Diawali dengan testimoni dari Sriati yang menjadi korban Perdagangan Manusia di usia belia karena ia adalah seorang perempuan. Sriati dilarang untuk melanjutkan sekolah dan dipaksa untuk menikah dini namun memilih kabur dan terjebak lingkaran Perdagangan Orang. Kesimpulan dari kisah yang dibagikan Sriati adalah ia tidak tahu saat harus lari kemana saat menjadi korban, ada pemalsuan identitas diri, pekerjaan tidak sesuai kontrak kerja, dokumen ditahan, dan mengalami kekerasan berlapis yaitu pelecehan seksual dan penganiayaan. Sedangkan dari Mariance Kabu, keinginan terbesarnya untuk bekerja di luar negeri adalah karena masalah ekonomi dan di dukung oleh Tim Doa di desanya yang menyebutkan bahwa ia adalah orang terpilih. Hal yang dialami oleh Mariance sama dengan Sriati. Nekad pergi, ia malah mendapatkan penyiksaan oleh majikan.
“Saya bercerita tentang pengalaman ini supaya teman-teman dapat mengetahui daan sama-sama merasakan. Saya sangat bersyukur saya masih diberikan kesempatan untuk hidup.” Ungkap Mariance menutup kisahnya.
Karsiwen, dalam pemaparan materinya menjelaskan kata kunci dari TPPO adalah proses, cara dan ekploitasi. Karsiwen juga membagikan tips yang bisa dilakukan saat menjumpai kasus TPPO di lingkungan sekitar yaitu dengan mencoba mengetahui lebih dalam apa yang terjadi, menawarkan bantuan kepada korban dengan prinsip pelayanan berpihak pada korban, dan mendampingi kasus secara komprehensif meliputi dampingan hukum, fisik, psikologis dan psikososial.
Antusiasme peserta terlihat dari berbagai pertanyaan yang diajukan kepada ketiga narasumber. Pertanyaan yang diberikan berkaitan dengan modus terbaru, pendampingan yang didapat oleh penyintas dan keluarga, kasus KBGO yang marak terjadi, regulasi TPPO, dan sosialisasi pada pemerintah desa.
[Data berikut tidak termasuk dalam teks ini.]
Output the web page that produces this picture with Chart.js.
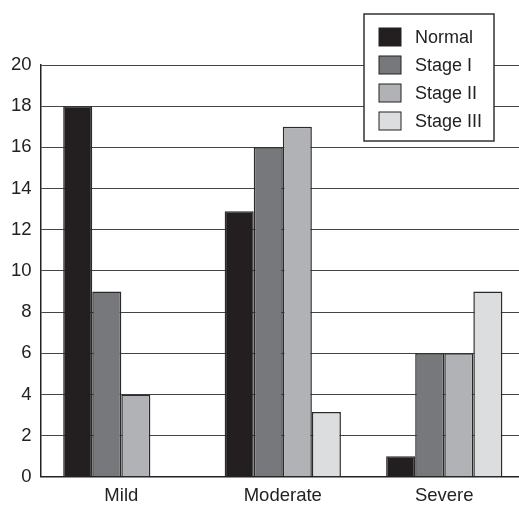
<!DOCTYPE html>
<html>
<head>
<meta charset="utf-8">
<script src="https://cdn.jsdelivr.net/npm/chart.js@4.4.1/dist/chart.umd.min.js"></script>
<style>
  html, body { margin: 0; padding: 0; background: #fff; overflow: hidden; }
  #wrap { width: 525px; height: 515px; }
</style>
</head>
<body>
<div id="wrap"><canvas id="c" width="525" height="515"></canvas></div>
<script>
const categories = ['Mild', 'Moderate', 'Severe'];
const seriesNames = ['Normal', 'Stage I', 'Stage II', 'Stage III'];
const normalValues = [18, 12.9, 1];
const stage1Values = [9, 16, 6];
const stage2Values = [4, 17, 6];
const stage3Values = [null, 3.15, 9];
const seriesColors = ['#231f20', '#77787b', '#b1b2b5', '#dcdddf'];
const yMin = 0, yMax = 20, yStep = 2;

const FONT = "'Liberation Sans', Arial, Helvetica, sans-serif";
const allValues = [normalValues, stage1Values, stage2Values, stage3Values];

const boxLegend = {
  id: 'boxLegend',
  afterDraw(chart) {
    const ctx = chart.ctx;
    const x0 = 364, y0 = 14, w = 130, h = 127;
    ctx.save();
    ctx.fillStyle = '#fff';
    ctx.fillRect(x0, y0, w, h);
    ctx.strokeStyle = '#333';
    ctx.lineWidth = 1.5;
    ctx.strokeRect(x0, y0, w, h);
    ctx.font = '18px ' + FONT;
    ctx.textBaseline = 'middle';
    ctx.textAlign = 'left';
    chart.data.datasets.forEach((ds, i) => {
      const cy = 37 + i * 28;
      ctx.fillStyle = ds.backgroundColor;
      ctx.fillRect(379, cy - 9, 22, 18);
      ctx.strokeStyle = '#222';
      ctx.lineWidth = 1;
      ctx.strokeRect(379, cy - 9, 22, 18);
      ctx.fillStyle = '#222';
      ctx.fillText(ds.label, 415, cy + 1);
    });
    ctx.restore();
  }
};

new Chart(document.getElementById('c'), {
  type: 'bar',
  data: {
    labels: categories,
    datasets: seriesNames.map((name, i) => ({
      label: name,
      data: allValues[i],
      backgroundColor: seriesColors[i],
      borderColor: '#2a2a2a',
      borderWidth: 1.5,
      barPercentage: 1,
      categoryPercentage: 0.72
    }))
  },
  options: {
    responsive: false,
    animation: false,
    layout: { padding: { top: 65, left: 2, right: 0, bottom: 0 } },
    plugins: { legend: { display: false }, tooltip: { enabled: false } },
    scales: {
      x: {
        grid: { display: false, drawTicks: false },
        border: { display: true, color: '#222', width: 1.5 },
        ticks: { color: '#222', font: { family: FONT, size: 18.5 }, padding: 8 }
      },
      y: {
        min: yMin, max: yMax,
        grid: { color: '#444', lineWidth: 1, drawTicks: false },
        border: { display: true, color: '#222', width: 1.5 },
        ticks: { stepSize: yStep, color: '#222', font: { family: FONT, size: 18.5 }, padding: 9 }
      }
    }
  },
  plugins: [boxLegend]
});
</script>
</body>
</html>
Berkaitang dengan kegiatan Bisik Peran-Indonesia Darurat Perdagangan Orang, Romo Agus menyampaikan kesannya bahwa pertemuan ini inspiring,dalam usianya yang masih relatif muda, antusiasme para personel YTF ATPPO terhadap persoalan Human Trafficking sungguh diacungi jempol. Harapannya antusiasme ini tetap berkelanjutan dan merambah ke teman-teman muda lain di Indonesia. Salah satu peserta pertemuan, Theresia Jelty, juga memberikan tanggapannya terkait kegiatan ini. Ia mengatakan bahwa banyak ilmu yang didapat. Awalnya berpikir bahwa tidak ada masalah terkait orang-orang yang merantau namun ternyata begitu banyak masalah yang dihadapi. Misalnya mama Mariance yang diperlakukan secara tidak layak oleh majikannya di Malaysia. Materi TPPO yang didapat dari pertemuan ini akan dibagikan ke keluarganya agar terhindar dari kasus Human Trafficking.* ( Jeny)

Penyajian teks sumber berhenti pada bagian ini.